Os hábitos que tínhamos precisavam de mudar, senão por convicção ao menos por coação!  

– Dizem por aí que as igrejas fecharam. Não, a assembleia dos irmãos – na origem etimológica ‘ecclesia’, igreja – é que deixou de se reunir com a presença de maior número de fiéis. Esta crise de pandemia veio trazer à luz do dia possibilidades diferentes de aproveitamento das (ditas) ‘novas tecnologias’ de serem colocadas mais organizadamente ao serviço da evangelização. Missas e outros atos de culto chegam a casa dos fiéis – leigos ou clérigos – de uma forma idêntica à de outras informações, notícias ou comentários. Novas ferramentas trazem novos requisitos. Não basta transmitir, por exemplo uma missa, como se os que nos vem fossem a parte tolerada, fazendo-a para aqueles que estão na nossa presença física. Agora é o destinatário da nossa mensagem que está para além daquela câmara, por detrás de um visor ou diante de um écran…

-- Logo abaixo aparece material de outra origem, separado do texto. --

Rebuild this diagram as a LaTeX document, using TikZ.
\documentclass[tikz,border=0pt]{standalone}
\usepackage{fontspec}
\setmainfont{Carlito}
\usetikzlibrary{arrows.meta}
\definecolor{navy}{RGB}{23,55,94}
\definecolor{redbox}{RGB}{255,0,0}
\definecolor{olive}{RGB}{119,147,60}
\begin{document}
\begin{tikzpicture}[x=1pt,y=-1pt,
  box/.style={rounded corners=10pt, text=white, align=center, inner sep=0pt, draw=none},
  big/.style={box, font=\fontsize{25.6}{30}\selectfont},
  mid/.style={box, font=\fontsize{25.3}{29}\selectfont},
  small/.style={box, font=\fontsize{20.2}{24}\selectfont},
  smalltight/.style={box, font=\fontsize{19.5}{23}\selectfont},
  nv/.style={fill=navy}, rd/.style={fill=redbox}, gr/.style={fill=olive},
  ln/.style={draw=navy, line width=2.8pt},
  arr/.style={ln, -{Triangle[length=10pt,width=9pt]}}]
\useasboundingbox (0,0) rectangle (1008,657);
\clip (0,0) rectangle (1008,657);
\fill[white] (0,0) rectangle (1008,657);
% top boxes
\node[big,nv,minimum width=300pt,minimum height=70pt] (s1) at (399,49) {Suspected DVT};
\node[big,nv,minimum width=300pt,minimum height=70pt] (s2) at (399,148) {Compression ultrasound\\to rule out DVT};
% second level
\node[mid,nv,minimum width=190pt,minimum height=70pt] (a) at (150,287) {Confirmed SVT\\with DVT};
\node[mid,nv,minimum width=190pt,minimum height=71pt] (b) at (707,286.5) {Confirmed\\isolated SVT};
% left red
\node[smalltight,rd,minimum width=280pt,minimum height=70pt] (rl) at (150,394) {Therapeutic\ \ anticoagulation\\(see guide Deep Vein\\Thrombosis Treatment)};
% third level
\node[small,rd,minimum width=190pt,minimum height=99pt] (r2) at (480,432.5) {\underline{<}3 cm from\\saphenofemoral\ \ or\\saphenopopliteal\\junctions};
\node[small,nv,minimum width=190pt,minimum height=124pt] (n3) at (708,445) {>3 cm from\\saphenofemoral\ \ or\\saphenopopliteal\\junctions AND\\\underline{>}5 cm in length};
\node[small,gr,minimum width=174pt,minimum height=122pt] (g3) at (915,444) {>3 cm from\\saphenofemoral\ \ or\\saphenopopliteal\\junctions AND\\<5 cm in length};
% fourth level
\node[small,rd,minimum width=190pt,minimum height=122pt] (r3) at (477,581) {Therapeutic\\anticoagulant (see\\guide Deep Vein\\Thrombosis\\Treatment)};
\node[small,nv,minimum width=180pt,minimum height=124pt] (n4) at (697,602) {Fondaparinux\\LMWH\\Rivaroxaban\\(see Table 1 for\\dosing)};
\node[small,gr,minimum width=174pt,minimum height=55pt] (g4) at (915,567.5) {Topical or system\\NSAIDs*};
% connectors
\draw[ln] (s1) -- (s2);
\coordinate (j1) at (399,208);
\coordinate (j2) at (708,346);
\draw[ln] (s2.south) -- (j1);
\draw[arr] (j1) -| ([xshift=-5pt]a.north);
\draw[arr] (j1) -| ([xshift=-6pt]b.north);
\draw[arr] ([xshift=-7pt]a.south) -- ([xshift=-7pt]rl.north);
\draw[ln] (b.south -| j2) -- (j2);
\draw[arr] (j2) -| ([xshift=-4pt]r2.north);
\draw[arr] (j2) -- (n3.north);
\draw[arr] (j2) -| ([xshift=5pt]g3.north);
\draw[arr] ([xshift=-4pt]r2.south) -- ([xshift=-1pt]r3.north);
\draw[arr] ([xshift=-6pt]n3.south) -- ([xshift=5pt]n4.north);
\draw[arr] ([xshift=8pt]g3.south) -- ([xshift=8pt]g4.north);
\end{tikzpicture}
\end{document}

É um facto que a participação tocada não se estabelece. Não se pode comungar o corpo de Cristo, no momento da comunhão, mas temos de reaprender certas noções talvez menos bem explicadas, como a ‘comunhão espiritual’ ou de desejo, preparando-nos melhor para o momento celebrativo presencial.

Algo de idêntico se pode referir do sacramento da penitência pela celebração da confissão. Há reaprendizagens que urge fomentar e talvez devamos ser inventivos para que possa haver mais consciencialização da noção de pecado, de ofensa a Deus e de agravos aos irmãos… O distanciamento físico pode criar mais qualidade nas relações humanas e espirituais.  

– Não ‘vai ficar tudo bem’, se por ‘bem’ se entender, tudo igual. Veja-se a área da economia (trabalho, empresas, trabalhadores, mercadorias, contas, dinheiro): num instante as ruas, avenidas e autoestradas ficaram desertas e o turismo escafedeu-se; os ordenados baixaram e as finanças (pessoais e familiares) faliram; o sucesso governativo de excedente orçamental evaporou-se num ápice; o desemprego triplicou num só mês… Não, não ‘vai ficar tudo bem’… Dizer o resto é enganar as pessoas e pode ser considerado crime de lesa-majestade, pois os outros merecem-nos respeito sempre e não só em maré de crise… do vírus!